_YOUR OBJECTIVE_.
From the records below, transcribe only the lines running from the one with "Write the TikZ code for this diagram." through the one with "(21,\y) -- (492,\y);". Keep both of those end lines.
━━━━━ DATA FOR THE TASK ━━━━━
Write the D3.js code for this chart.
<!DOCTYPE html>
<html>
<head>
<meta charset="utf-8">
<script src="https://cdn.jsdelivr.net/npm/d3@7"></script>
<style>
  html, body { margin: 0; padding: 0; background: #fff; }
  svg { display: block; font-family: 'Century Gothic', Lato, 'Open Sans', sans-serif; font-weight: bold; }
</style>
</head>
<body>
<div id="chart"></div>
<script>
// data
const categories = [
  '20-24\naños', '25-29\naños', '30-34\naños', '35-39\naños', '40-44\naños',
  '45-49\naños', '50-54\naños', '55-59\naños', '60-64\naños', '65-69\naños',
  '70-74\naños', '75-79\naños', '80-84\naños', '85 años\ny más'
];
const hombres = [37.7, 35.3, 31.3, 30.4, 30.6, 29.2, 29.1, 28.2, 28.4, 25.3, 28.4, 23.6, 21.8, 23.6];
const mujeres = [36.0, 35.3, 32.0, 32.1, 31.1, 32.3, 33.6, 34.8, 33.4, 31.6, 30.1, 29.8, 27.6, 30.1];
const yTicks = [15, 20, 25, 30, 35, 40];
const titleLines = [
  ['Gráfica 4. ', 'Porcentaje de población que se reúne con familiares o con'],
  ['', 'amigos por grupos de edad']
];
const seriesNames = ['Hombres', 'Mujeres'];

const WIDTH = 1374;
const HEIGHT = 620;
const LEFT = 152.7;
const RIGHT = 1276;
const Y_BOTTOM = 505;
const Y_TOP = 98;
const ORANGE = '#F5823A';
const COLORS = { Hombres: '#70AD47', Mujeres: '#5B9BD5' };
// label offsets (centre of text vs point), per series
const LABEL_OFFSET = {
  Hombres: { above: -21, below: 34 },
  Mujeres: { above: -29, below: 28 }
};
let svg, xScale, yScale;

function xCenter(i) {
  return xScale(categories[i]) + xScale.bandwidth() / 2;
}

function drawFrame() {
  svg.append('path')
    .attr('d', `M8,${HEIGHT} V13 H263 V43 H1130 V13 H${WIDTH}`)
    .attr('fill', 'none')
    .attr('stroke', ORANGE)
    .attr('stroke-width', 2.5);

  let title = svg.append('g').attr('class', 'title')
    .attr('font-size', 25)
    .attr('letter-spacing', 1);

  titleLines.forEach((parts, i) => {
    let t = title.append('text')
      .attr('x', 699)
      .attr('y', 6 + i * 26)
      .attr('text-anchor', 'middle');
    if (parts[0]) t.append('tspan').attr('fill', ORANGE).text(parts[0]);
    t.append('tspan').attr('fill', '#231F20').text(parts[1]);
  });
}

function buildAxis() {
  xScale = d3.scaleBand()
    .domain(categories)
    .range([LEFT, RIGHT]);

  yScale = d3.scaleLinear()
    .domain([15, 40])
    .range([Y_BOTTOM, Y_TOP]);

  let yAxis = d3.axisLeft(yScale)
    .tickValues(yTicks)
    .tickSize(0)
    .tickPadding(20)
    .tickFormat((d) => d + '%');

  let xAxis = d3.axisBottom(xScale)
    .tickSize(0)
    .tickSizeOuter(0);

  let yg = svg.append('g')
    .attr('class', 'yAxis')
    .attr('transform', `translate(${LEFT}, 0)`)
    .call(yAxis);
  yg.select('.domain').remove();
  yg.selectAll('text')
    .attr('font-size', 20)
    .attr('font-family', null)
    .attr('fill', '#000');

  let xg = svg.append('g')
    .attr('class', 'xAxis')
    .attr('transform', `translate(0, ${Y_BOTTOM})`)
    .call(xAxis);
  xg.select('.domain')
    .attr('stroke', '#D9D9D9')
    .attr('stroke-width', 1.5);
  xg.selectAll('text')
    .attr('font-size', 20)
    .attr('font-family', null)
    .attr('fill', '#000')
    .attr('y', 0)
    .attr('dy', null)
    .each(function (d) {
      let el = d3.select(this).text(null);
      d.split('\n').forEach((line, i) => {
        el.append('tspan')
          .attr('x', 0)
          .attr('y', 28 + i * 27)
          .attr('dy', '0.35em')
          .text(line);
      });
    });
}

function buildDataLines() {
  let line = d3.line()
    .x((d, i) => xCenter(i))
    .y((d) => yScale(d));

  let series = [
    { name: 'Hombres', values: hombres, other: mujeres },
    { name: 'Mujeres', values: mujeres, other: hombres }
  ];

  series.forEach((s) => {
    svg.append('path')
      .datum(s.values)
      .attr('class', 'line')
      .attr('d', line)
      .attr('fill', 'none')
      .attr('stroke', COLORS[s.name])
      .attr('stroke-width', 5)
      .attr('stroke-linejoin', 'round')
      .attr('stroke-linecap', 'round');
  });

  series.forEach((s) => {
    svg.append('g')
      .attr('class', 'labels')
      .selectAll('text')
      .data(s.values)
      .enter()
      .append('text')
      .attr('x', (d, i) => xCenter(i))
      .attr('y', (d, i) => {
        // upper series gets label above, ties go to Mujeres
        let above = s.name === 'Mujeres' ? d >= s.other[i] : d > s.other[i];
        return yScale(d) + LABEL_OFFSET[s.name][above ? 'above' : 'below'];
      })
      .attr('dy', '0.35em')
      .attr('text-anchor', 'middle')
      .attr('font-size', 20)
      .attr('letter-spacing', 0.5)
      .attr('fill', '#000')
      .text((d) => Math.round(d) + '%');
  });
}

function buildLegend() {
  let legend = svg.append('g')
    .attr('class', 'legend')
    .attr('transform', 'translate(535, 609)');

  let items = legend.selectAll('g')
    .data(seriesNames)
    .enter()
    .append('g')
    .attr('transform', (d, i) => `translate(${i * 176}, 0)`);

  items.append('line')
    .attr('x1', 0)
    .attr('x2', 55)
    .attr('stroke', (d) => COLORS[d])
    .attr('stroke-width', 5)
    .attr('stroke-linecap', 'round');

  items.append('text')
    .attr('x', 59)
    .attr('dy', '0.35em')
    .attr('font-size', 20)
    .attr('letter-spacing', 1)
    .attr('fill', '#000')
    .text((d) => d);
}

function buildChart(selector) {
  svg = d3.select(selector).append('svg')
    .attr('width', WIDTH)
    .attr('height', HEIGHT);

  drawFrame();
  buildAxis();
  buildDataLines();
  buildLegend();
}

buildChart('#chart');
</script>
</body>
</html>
━━━━━
━━━━━ DATA FOR THE TASK ━━━━━
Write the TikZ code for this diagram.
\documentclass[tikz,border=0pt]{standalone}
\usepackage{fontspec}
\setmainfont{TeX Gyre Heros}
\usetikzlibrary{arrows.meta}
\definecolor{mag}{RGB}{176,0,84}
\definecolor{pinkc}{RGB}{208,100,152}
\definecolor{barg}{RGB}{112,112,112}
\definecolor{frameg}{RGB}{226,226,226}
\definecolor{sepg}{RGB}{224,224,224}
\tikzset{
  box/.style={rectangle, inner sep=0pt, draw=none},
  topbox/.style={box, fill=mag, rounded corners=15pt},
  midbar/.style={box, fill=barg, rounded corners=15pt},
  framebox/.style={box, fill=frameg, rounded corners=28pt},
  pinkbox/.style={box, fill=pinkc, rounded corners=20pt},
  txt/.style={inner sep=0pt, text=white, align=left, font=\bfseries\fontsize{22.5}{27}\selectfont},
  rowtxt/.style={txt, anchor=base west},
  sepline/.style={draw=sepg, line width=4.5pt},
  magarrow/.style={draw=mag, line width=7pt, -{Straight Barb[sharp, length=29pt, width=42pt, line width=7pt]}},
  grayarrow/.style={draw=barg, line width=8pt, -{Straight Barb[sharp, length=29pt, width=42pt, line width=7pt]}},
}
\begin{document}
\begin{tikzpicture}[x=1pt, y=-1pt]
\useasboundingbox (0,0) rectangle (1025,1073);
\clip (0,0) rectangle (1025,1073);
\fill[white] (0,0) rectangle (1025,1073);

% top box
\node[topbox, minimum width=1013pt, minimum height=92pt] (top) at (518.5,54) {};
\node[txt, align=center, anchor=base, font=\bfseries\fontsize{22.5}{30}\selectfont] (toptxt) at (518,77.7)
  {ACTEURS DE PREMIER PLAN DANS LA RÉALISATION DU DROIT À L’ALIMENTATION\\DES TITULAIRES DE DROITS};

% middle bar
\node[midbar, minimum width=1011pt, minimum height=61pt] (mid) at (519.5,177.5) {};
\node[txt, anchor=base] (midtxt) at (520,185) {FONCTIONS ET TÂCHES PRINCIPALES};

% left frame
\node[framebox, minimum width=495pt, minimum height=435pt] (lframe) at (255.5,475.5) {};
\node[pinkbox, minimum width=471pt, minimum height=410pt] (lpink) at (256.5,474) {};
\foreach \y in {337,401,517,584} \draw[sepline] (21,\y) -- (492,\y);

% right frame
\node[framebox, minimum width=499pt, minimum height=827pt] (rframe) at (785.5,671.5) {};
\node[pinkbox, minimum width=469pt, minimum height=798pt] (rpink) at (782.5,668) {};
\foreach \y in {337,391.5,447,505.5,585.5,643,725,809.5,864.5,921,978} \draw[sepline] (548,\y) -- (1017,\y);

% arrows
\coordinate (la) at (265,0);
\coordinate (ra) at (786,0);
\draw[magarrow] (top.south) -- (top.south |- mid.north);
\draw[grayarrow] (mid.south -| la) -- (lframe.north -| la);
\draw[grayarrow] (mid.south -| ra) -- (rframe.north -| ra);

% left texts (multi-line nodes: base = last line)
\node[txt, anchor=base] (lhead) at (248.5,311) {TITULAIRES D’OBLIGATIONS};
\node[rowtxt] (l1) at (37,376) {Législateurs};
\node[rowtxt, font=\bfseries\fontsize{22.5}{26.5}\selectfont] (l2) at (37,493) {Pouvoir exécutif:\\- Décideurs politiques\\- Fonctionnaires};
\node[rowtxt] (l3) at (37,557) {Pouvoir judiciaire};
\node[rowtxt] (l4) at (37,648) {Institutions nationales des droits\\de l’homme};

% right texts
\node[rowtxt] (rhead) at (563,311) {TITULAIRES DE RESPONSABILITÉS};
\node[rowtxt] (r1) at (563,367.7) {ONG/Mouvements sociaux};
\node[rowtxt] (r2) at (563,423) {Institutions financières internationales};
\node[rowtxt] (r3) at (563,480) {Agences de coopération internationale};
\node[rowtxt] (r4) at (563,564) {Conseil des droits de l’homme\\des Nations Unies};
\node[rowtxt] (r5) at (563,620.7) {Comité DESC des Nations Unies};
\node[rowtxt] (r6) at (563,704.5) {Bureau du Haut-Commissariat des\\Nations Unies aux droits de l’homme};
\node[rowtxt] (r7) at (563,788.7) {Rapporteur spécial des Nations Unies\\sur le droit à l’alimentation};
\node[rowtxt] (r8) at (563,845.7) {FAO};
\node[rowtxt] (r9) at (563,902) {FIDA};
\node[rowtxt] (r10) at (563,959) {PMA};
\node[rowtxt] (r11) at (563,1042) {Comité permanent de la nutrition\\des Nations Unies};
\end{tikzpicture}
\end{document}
━━━━━
_EXERCISE ANSWER_.
Write the TikZ code for this diagram.
\documentclass[tikz,border=0pt]{standalone}
\usepackage{fontspec}
\setmainfont{TeX Gyre Heros}
\usetikzlibrary{arrows.meta}
\definecolor{mag}{RGB}{176,0,84}
\definecolor{pinkc}{RGB}{208,100,152}
\definecolor{barg}{RGB}{112,112,112}
\definecolor{frameg}{RGB}{226,226,226}
\definecolor{sepg}{RGB}{224,224,224}
\tikzset{
  box/.style={rectangle, inner sep=0pt, draw=none},
  topbox/.style={box, fill=mag, rounded corners=15pt},
  midbar/.style={box, fill=barg, rounded corners=15pt},
  framebox/.style={box, fill=frameg, rounded corners=28pt},
  pinkbox/.style={box, fill=pinkc, rounded corners=20pt},
  txt/.style={inner sep=0pt, text=white, align=left, font=\bfseries\fontsize{22.5}{27}\selectfont},
  rowtxt/.style={txt, anchor=base west},
  sepline/.style={draw=sepg, line width=4.5pt},
  magarrow/.style={draw=mag, line width=7pt, -{Straight Barb[sharp, length=29pt, width=42pt, line width=7pt]}},
  grayarrow/.style={draw=barg, line width=8pt, -{Straight Barb[sharp, length=29pt, width=42pt, line width=7pt]}},
}
\begin{document}
\begin{tikzpicture}[x=1pt, y=-1pt]
\useasboundingbox (0,0) rectangle (1025,1073);
\clip (0,0) rectangle (1025,1073);
\fill[white] (0,0) rectangle (1025,1073);

% top box
\node[topbox, minimum width=1013pt, minimum height=92pt] (top) at (518.5,54) {};
\node[txt, align=center, anchor=base, font=\bfseries\fontsize{22.5}{30}\selectfont] (toptxt) at (518,77.7)
  {ACTEURS DE PREMIER PLAN DANS LA RÉALISATION DU DROIT À L’ALIMENTATION\\DES TITULAIRES DE DROITS};

% middle bar
\node[midbar, minimum width=1011pt, minimum height=61pt] (mid) at (519.5,177.5) {};
\node[txt, anchor=base] (midtxt) at (520,185) {FONCTIONS ET TÂCHES PRINCIPALES};

% left frame
\node[framebox, minimum width=495pt, minimum height=435pt] (lframe) at (255.5,475.5) {};
\node[pinkbox, minimum width=471pt, minimum height=410pt] (lpink) at (256.5,474) {};
\foreach \y in {337,401,517,584} \draw[sepline] (21,\y) -- (492,\y);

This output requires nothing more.